When we came across the Accelerate State of DevOps Report, its promises of enhanced performance, job satisfaction, and improved teamwork resonated with us. We saw this study as a pragmatic way to help our team members grow while maintaining agility.
However, we wanted to avoid a top-down approach that would force changes upon teams without their understanding or requiring unnatural efforts. We had witnessed enough "miracle" solutions that, at best, fizzled out and, at worst, demotivated everyone. Our previous successes were driven by a sense of purpose, so we aimed to continue embracing the essence of agility instead of just going through the motions — no Cargo Cult mentality here.
Objectives
When Decathlon discovered Google’s Accelerate program — and specifically a workshop run by our Premier Partner, Zenika — we found that the DevOps practices they taught could help our teams improve production speed, efficiency, and quality. To achieve the benefits we learned about through Accelerate, we knew we needed to:
Better understand our own processes and identify areas of improvement
Embrace a culture of sharing learnings and best practices
Putting it all together
To facilitate DORA adoption by people and teams and finally change the culture and mindset, we had to build an approach for and by teams that:
Brings meaning
Explains DORA mechanics and metrics
Arouses interest in the teams and gives rise to initiatives and improved outcomes
We therefore implemented an approach, engaging teams, centered on three major pillars of the value stream: initiate, invest and improve.

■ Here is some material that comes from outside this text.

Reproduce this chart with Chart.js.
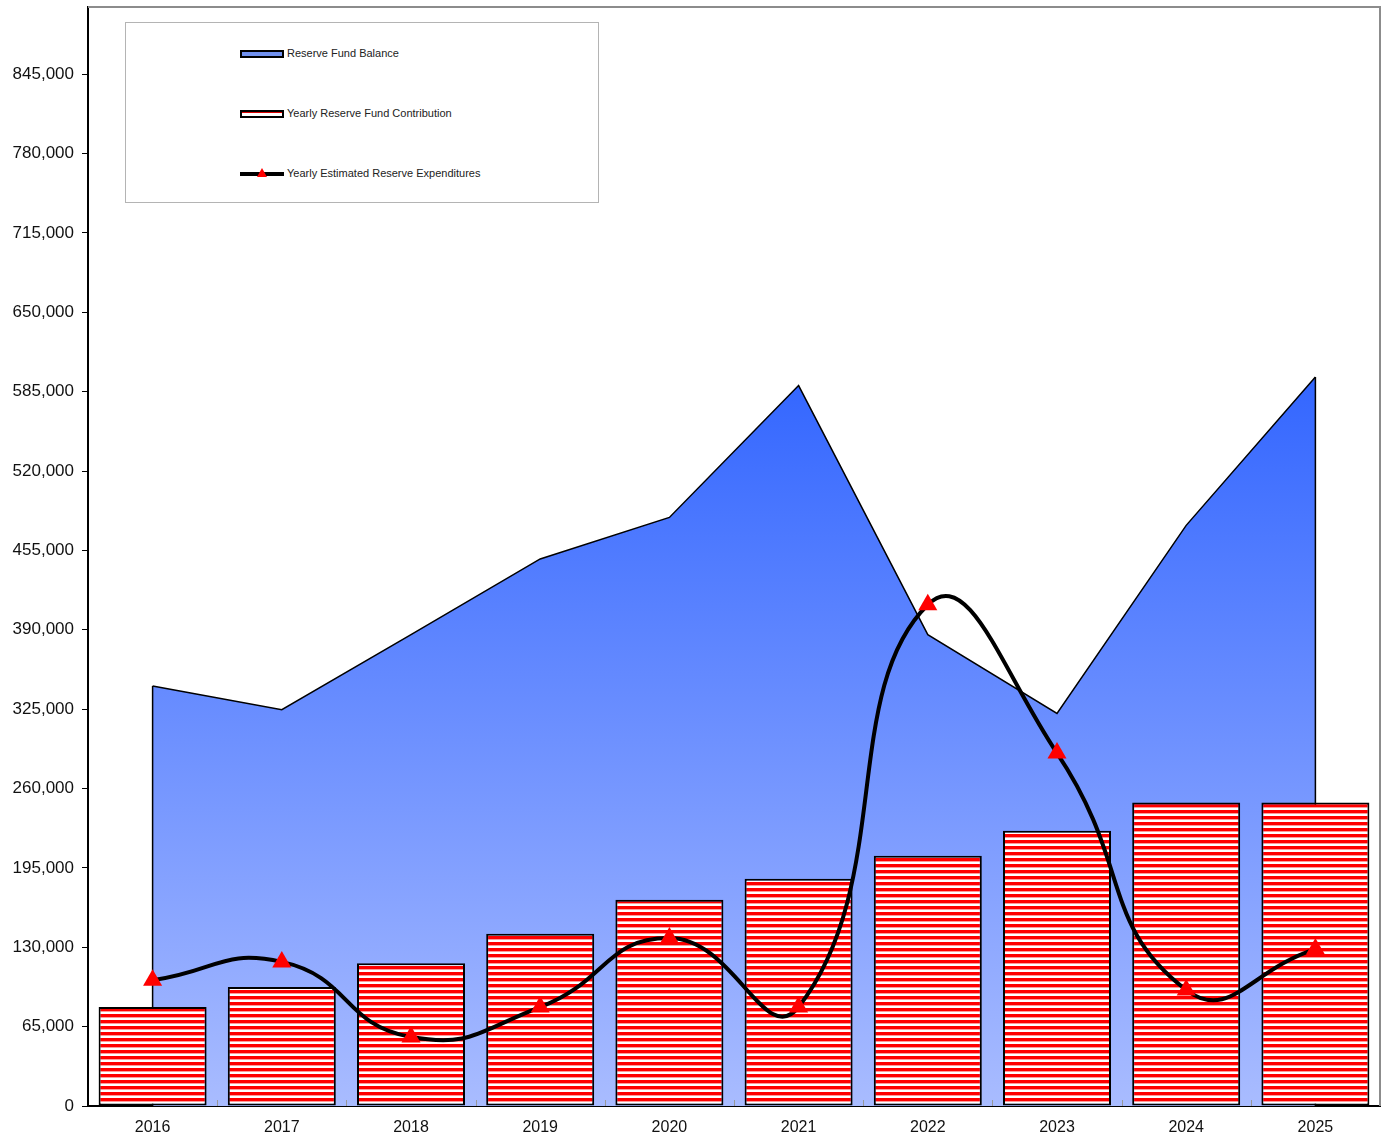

Through the training and insights Zenika shared in their Accelerate workshop, our teams learned about the DevOps principles that could help us figure out how to improve our processes. We determined that the four key aspects we needed to focus on were lean management, leadership and culture, technology and architecture, and lean product development. The transformation process that followed took 6 months, and included not just developers and tech people, but everyone in the value chain, including product managers, designers, communications, and business executive leads.
After this first step of bringing teams together and spreading learnings from Accelerate, the next step was to better understand our own technology and processes so that we could develop an informed transformation strategy. This led to the development of Delivery Metrics, an automated measurement tool that uses BigQuery to collect data from every tool used in delivery. Once this data has all been collected, Google Data Studio makes it all available through a dashboard that can graph out and illustrate results. With this system, teams had a centralized, complete, and synchronized view that they could use to see what was working and where they could make improvements.
With these first steps underway, the third step was putting it all into action with an eye toward continuous improvements. At least once a month, all 21 teams share the metrics from Delivery Metrics and discuss their wins and learnings to inspire improvement action plans and to share the best practices they’ve developed. This not only helps other teams, but by having a repository of best practices, onboarding new team members is much quicker and more thorough.
One area that has really benefited from this three-step plan is the movement toward automation. By automating repetitive tasks, the potential for human error is greatly reduced and teams can spend less time on deployment and testing, and more on innovating.
It also unlocked two best practices that greatly improve team efficiency and productivity. The first is focusing on small-batch work while allowing the technical teams to handle the larger ones, letting them spend more time and energy on making sure potential weak points were as error-free as possible. This is also the thought process behind the other best practices — putting work in progress limits on the number of objectives, items embedded in sprints, and so on.
Results
Alignment has created huge transformations across the business, taking a process that originally only involved four product teams and expanding it out to 21 teams — including 15 which are fully involved in cultivating best practices. These learnings then spread out to the larger team, to the point that 70 teams now measure themselves with Delivery Metrics and at least 45 are actively tracking and creating reports on best practices.
And because this is all built off of a culture of data sharing without blaming, teams aren’t afraid to be transparent and show where they are having difficulty. Teams can now give product management and the business more predictability than the old method of subjective timing and velocity estimates. It also gives teams a more informed starting point when investigating metrics that are too hard to automate, like change failure rate and MTTR.
Here are some of the quantifiable results of how aligning through principles introduced in Accelerate has already helped our teams:
Deployment frequency: After a few months, our teams improved from one or two deliveries a month to averaging more than four a week.
Lead time for changes: Our best teams have improved the lead time from more than 15 days to less than two days.
Change failure rate: This stayed at a continuous level less of than 15%.
Time to restore service: Decreased from more than five days to less than one day.